Todras-Whitehill: North Carolina always kind of springs to mind as a good example because there you have a state that has everything going on, right? It’s a critical presidential swing state. It’s also got an important Senate race, right? Thom Tillis is very vulnerable. And then you might think that Democrats have a voice in the redistricting process in North Carolina because Roy Cooper’s the governor. But it just so happens that the way the North Carolina laws are written, the governor does not have a veto over the map. So Republicans currently have total control of the map writing process. North Carolina is a horribly gerrymandered state and the way it is right now, it’s going to continue to be that way, right, so what are we doing about it? Well, we’re organizing local teams in North Carolina. Right now a lot of them are working to try to win the North Carolina 9, special election, the redo of that election that was basically like stolen last cycle.
Heffner? How?
Todras-Whitehill: Registering voters is actually an incredibly powerful thing to do. Because of all the barriers to voter registration, people who register to vote are reasonably likely to vote during a presidential year, a stat you don’t hear about a lot is about 85 percent of registered voters typically vote in presidential elections. So folks are out there in North Carolina registering new voters, but we’re also having people register voters in North Carolina from across the country via handwritten letters, because we recognize how important it is. And if you register voters in the right districts in North Carolina that one voter could cast a vote for state Senate and State House to overturn North Carolina’s gerrymander.
Vaughan: So many of these issues are hyper-local on the way that people experience them, but then end up actually being really consistent across the country. So we saw that a lot with health care in states that hadn’t expanded Medicaid. In Virginia in 2017 before Democrats had this huge blue wave and were able to influence the expansion of Medicaid in that state that was the one issue on everyone’s mind. And that was consistent across Republican run states that hadn’t done that. You have issues of public education that we see in a state like Arizona and in a state like Michigan. I do think it was striking to me to see how consistent some of those issues are. I think when it comes to the specific dynamics on the ground around registering voters and getting them out to vote, you’re also going to have different tactics.

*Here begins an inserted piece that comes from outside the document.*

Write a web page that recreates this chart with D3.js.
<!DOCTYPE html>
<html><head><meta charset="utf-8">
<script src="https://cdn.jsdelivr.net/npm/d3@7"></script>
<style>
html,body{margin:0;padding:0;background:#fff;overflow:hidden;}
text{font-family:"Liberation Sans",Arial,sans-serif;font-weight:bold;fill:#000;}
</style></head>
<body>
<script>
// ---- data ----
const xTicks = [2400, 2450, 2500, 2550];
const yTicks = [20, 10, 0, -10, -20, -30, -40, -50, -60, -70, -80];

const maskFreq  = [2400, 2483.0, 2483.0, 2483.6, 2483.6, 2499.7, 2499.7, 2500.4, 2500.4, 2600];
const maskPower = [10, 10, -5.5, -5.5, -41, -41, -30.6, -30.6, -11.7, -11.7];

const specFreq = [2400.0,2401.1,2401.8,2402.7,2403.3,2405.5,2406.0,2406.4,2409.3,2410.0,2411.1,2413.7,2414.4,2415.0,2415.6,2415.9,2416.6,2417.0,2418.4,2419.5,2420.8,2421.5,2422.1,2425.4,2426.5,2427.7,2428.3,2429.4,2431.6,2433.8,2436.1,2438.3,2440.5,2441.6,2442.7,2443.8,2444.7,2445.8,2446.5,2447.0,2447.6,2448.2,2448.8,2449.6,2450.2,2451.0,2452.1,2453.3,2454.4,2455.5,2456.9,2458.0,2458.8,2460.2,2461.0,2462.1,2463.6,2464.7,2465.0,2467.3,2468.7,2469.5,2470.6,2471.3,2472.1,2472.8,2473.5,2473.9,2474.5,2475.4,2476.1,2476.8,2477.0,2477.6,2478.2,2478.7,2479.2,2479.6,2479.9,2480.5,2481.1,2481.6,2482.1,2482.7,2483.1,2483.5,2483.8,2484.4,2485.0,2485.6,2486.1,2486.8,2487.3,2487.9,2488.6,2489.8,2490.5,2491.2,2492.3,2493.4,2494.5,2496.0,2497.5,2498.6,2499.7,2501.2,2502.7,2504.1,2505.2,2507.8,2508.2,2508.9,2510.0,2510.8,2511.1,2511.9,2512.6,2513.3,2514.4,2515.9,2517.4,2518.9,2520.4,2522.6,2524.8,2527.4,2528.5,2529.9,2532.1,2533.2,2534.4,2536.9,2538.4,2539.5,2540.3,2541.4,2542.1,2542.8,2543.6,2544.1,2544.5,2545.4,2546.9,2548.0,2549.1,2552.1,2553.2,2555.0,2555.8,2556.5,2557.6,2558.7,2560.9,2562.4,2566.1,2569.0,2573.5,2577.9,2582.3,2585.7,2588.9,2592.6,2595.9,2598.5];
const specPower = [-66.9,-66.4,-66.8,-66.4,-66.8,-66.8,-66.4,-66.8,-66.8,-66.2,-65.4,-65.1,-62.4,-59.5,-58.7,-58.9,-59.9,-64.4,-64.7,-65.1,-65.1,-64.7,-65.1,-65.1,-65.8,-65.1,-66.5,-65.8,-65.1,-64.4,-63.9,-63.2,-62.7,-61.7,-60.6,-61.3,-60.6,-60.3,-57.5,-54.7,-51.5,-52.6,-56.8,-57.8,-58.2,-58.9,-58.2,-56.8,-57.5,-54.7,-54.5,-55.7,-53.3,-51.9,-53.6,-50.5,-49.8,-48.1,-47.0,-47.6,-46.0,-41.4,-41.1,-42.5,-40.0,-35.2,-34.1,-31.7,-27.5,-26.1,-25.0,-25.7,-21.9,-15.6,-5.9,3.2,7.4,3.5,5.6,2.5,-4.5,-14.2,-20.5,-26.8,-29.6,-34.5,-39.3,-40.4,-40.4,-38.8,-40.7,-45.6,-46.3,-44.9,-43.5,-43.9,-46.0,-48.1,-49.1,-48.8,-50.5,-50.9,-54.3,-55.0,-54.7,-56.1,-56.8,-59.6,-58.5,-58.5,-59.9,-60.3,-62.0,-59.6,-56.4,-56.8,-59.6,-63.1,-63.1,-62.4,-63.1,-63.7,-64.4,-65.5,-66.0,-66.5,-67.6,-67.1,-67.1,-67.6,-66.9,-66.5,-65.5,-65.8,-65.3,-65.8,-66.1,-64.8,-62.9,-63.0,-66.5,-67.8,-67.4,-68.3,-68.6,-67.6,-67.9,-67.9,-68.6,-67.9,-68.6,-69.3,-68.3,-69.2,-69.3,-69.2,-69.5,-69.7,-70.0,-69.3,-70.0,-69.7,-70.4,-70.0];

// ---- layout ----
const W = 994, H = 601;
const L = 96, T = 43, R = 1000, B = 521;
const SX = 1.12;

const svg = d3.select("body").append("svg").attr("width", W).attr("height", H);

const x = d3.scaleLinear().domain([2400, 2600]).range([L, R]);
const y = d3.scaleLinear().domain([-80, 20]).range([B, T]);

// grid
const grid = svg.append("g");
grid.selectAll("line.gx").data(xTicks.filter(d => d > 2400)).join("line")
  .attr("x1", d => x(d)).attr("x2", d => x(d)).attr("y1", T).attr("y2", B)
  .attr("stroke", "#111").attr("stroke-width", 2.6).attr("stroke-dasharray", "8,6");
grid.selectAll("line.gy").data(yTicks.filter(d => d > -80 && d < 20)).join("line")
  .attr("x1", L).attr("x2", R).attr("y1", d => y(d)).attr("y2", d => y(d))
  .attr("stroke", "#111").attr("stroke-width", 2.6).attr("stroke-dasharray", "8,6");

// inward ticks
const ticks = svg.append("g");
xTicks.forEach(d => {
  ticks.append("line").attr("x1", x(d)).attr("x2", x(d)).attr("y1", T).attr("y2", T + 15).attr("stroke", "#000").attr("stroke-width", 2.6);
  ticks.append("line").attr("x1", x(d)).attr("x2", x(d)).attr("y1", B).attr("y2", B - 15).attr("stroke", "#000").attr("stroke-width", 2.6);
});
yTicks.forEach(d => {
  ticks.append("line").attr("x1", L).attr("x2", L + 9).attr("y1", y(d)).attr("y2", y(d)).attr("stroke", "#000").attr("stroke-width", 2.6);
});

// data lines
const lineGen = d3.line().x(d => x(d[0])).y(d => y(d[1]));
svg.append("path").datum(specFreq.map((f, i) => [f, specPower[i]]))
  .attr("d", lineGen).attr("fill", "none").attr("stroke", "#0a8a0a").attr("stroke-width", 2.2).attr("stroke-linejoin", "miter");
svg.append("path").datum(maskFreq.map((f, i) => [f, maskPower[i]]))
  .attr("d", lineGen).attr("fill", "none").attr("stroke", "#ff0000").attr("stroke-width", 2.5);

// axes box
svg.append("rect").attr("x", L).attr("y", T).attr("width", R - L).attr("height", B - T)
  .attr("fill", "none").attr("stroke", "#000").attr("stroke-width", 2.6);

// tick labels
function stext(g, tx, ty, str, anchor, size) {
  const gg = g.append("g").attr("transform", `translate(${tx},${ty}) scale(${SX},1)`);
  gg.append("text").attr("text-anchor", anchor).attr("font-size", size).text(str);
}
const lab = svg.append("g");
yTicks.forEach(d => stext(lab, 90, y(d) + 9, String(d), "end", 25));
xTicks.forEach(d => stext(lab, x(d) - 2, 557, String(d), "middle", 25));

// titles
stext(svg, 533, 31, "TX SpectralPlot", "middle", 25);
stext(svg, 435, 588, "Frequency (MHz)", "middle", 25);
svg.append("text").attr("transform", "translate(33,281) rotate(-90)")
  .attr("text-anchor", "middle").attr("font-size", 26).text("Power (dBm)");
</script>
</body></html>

But largely, you know, Republicans have tried to exclude likely Democratic voters from registering to vote, and from the democratic process. So you see lower registration rates in a state like Arizona among voters of color, particularly Latinix voters. We need to register more people and we need to get them out to vote.
Heffner: In some cases, you face laws that are poised to disenfranchise populations that might vote.
Vaughan: Yes.
Heffner: Younger voters.
Vaughan: There are a bunch of residency requirements that New Hampshire has instituted for voting, particularly aimed at those college students who move to New Hampshire from another state and are there for four years but often for longer. It essentially makes them have to get a driver’s license or a form of ID in state. And that can often be very costly, especially to some college students who may not have a reason otherwise to get a driver’s license in that state. They may not own a car. And so you know you have those examples of an effective poll tax on students. And, and then you have similar examples. Look at what’s happening in Florida right now after a ballot initiative was passed to restore the right to vote to people who had previously had a felony sentence. They are now essentially trying to impose a pulp poll tax making sure that every formerly incarcerated person has to pay off every single fine and fee before being able to register to vote. So you’re seeing similar tactics that Republicans are employing.